Quote the records that follow in full and exactly; leave out the pictures.

[Listed entries]
......

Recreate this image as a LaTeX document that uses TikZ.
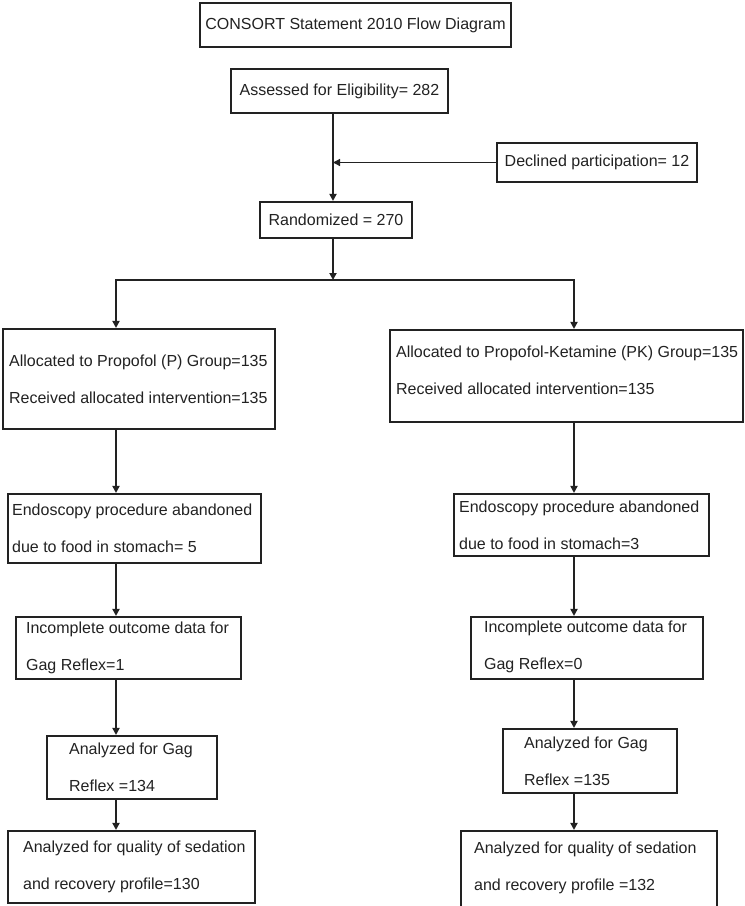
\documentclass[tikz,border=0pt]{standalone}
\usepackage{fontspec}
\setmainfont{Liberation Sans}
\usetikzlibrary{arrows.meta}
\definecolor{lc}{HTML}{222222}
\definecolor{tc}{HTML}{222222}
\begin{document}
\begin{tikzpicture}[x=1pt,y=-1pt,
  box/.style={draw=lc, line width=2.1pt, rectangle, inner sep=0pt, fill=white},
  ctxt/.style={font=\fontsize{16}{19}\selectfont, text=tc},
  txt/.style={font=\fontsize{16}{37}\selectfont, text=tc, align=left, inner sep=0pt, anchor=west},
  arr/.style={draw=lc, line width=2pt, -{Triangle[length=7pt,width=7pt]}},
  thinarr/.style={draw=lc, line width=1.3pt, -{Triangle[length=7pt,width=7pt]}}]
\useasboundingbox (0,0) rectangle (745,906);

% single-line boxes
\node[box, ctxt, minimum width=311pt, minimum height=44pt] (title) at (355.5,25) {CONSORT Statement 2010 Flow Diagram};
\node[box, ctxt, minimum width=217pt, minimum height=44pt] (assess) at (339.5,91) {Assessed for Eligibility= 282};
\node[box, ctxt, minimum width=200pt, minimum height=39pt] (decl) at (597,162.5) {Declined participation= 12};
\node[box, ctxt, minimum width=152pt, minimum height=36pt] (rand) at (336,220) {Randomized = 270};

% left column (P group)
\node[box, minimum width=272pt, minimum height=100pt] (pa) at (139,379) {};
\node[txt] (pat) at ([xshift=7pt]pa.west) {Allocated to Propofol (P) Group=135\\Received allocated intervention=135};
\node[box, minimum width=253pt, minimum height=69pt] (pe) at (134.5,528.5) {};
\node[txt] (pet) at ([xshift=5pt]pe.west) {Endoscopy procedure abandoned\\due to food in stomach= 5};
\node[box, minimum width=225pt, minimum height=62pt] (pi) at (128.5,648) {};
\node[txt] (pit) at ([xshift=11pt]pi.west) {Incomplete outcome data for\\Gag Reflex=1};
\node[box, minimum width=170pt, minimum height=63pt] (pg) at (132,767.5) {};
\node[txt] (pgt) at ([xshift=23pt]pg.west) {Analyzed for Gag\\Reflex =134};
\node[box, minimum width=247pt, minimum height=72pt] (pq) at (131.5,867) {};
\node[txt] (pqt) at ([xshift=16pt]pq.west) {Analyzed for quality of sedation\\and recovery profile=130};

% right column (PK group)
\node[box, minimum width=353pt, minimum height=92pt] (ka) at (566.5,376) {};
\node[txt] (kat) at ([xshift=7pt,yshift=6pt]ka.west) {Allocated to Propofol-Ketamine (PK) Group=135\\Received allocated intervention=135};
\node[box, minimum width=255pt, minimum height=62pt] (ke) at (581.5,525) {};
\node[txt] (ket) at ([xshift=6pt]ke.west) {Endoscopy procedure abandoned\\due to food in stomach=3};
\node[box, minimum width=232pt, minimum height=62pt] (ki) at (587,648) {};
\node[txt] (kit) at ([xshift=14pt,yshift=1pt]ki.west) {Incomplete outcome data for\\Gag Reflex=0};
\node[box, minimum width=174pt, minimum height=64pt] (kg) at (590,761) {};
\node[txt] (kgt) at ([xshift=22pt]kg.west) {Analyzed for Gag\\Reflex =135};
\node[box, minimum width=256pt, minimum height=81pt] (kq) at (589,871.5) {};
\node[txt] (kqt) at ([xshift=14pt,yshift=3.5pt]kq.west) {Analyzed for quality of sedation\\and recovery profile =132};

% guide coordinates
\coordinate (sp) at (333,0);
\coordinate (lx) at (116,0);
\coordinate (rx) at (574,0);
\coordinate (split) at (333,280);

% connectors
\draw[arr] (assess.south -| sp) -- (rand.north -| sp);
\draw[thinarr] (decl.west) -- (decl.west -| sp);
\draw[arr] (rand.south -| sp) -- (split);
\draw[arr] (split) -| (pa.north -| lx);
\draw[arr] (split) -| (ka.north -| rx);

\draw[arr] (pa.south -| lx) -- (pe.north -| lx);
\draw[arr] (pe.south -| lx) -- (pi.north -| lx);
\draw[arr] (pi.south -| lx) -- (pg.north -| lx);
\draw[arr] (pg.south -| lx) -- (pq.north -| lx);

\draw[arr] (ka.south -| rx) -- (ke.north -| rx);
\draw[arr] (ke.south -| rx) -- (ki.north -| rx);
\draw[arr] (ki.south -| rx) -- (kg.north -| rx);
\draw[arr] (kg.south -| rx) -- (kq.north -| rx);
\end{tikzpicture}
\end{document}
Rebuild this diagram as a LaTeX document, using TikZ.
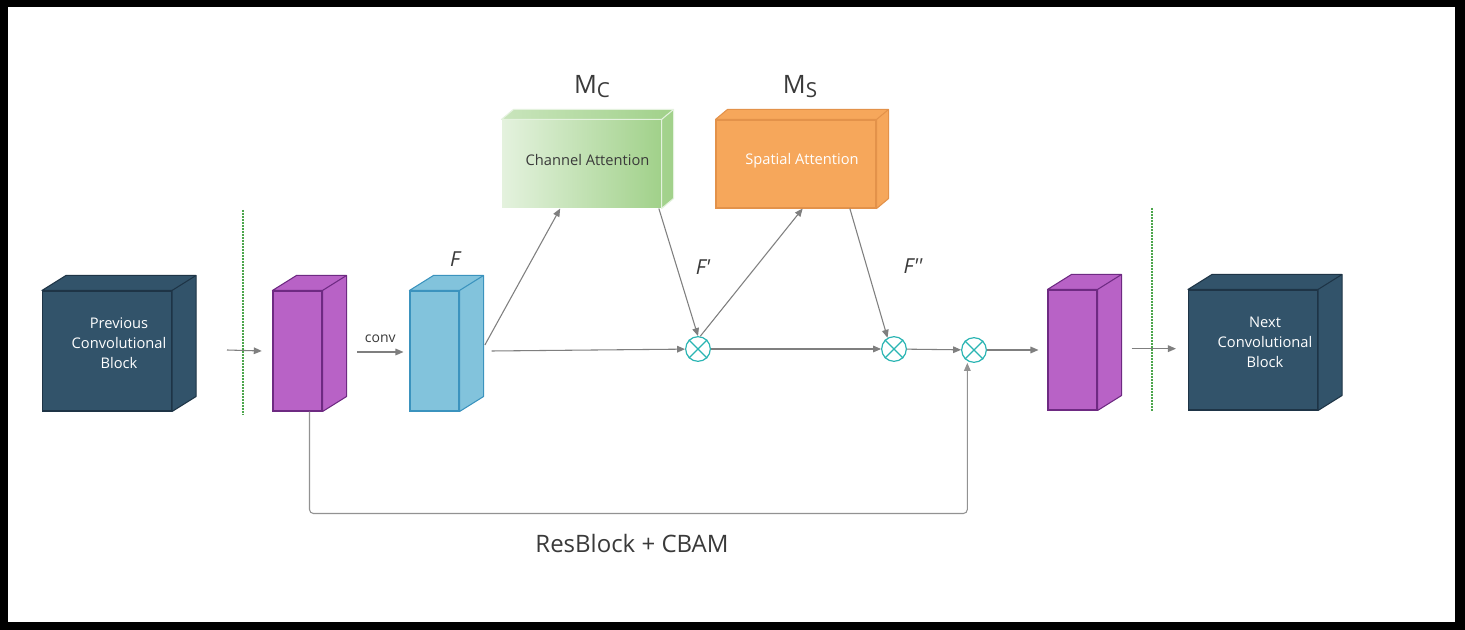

......

[Output for this task]
Recreate this image as a LaTeX document that uses TikZ.
\documentclass[tikz,border=0pt]{standalone}
\usepackage{fontspec}
\setmainfont{Liberation Sans}
\usetikzlibrary{arrows.meta}
\definecolor{lc}{HTML}{222222}
\definecolor{tc}{HTML}{222222}
\begin{document}
\begin{tikzpicture}[x=1pt,y=-1pt,
  box/.style={draw=lc, line width=2.1pt, rectangle, inner sep=0pt, fill=white},
  ctxt/.style={font=\fontsize{16}{19}\selectfont, text=tc},
  txt/.style={font=\fontsize{16}{37}\selectfont, text=tc, align=left, inner sep=0pt, anchor=west},
  arr/.style={draw=lc, line width=2pt, -{Triangle[length=7pt,width=7pt]}},
  thinarr/.style={draw=lc, line width=1.3pt, -{Triangle[length=7pt,width=7pt]}}]
\useasboundingbox (0,0) rectangle (745,906);

% single-line boxes
\node[box, ctxt, minimum width=311pt, minimum height=44pt] (title) at (355.5,25) {CONSORT Statement 2010 Flow Diagram};
\node[box, ctxt, minimum width=217pt, minimum height=44pt] (assess) at (339.5,91) {Assessed for Eligibility= 282};
\node[box, ctxt, minimum width=200pt, minimum height=39pt] (decl) at (597,162.5) {Declined participation= 12};
\node[box, ctxt, minimum width=152pt, minimum height=36pt] (rand) at (336,220) {Randomized = 270};

% left column (P group)
\node[box, minimum width=272pt, minimum height=100pt] (pa) at (139,379) {};
\node[txt] (pat) at ([xshift=7pt]pa.west) {Allocated to Propofol (P) Group=135\\Received allocated intervention=135};
\node[box, minimum width=253pt, minimum height=69pt] (pe) at (134.5,528.5) {};
\node[txt] (pet) at ([xshift=5pt]pe.west) {Endoscopy procedure abandoned\\due to food in stomach= 5};
\node[box, minimum width=225pt, minimum height=62pt] (pi) at (128.5,648) {};
\node[txt] (pit) at ([xshift=11pt]pi.west) {Incomplete outcome data for\\Gag Reflex=1};
\node[box, minimum width=170pt, minimum height=63pt] (pg) at (132,767.5) {};
\node[txt] (pgt) at ([xshift=23pt]pg.west) {Analyzed for Gag\\Reflex =134};
\node[box, minimum width=247pt, minimum height=72pt] (pq) at (131.5,867) {};
\node[txt] (pqt) at ([xshift=16pt]pq.west) {Analyzed for quality of sedation\\and recovery profile=130};

% right column (PK group)
\node[box, minimum width=353pt, minimum height=92pt] (ka) at (566.5,376) {};
\node[txt] (kat) at ([xshift=7pt,yshift=6pt]ka.west) {Allocated to Propofol-Ketamine (PK) Group=135\\Received allocated intervention=135};
\node[box, minimum width=255pt, minimum height=62pt] (ke) at (581.5,525) {};
\node[txt] (ket) at ([xshift=6pt]ke.west) {Endoscopy procedure abandoned\\due to food in stomach=3};
\node[box, minimum width=232pt, minimum height=62pt] (ki) at (587,648) {};
\node[txt] (kit) at ([xshift=14pt,yshift=1pt]ki.west) {Incomplete outcome data for\\Gag Reflex=0};
\node[box, minimum width=174pt, minimum height=64pt] (kg) at (590,761) {};
\node[txt] (kgt) at ([xshift=22pt]kg.west) {Analyzed for Gag\\Reflex =135};
\node[box, minimum width=256pt, minimum height=81pt] (kq) at (589,871.5) {};
\node[txt] (kqt) at ([xshift=14pt,yshift=3.5pt]kq.west) {Analyzed for quality of sedation\\and recovery profile =132};

% guide coordinates
\coordinate (sp) at (333,0);
\coordinate (lx) at (116,0);
\coordinate (rx) at (574,0);
\coordinate (split) at (333,280);

% connectors
\draw[arr] (assess.south -| sp) -- (rand.north -| sp);
\draw[thinarr] (decl.west) -- (decl.west -| sp);
\draw[arr] (rand.south -| sp) -- (split);
\draw[arr] (split) -| (pa.north -| lx);
\draw[arr] (split) -| (ka.north -| rx);

\draw[arr] (pa.south -| lx) -- (pe.north -| lx);
\draw[arr] (pe.south -| lx) -- (pi.north -| lx);
\draw[arr] (pi.south -| lx) -- (pg.north -| lx);
\draw[arr] (pg.south -| lx) -- (pq.north -| lx);

\draw[arr] (ka.south -| rx) -- (ke.north -| rx);
\draw[arr] (ke.south -| rx) -- (ki.north -| rx);
\draw[arr] (ki.south -| rx) -- (kg.north -| rx);
\draw[arr] (kg.south -| rx) -- (kq.north -| rx);
\end{tikzpicture}
\end{document}
Rebuild this diagram as a LaTeX document, using TikZ.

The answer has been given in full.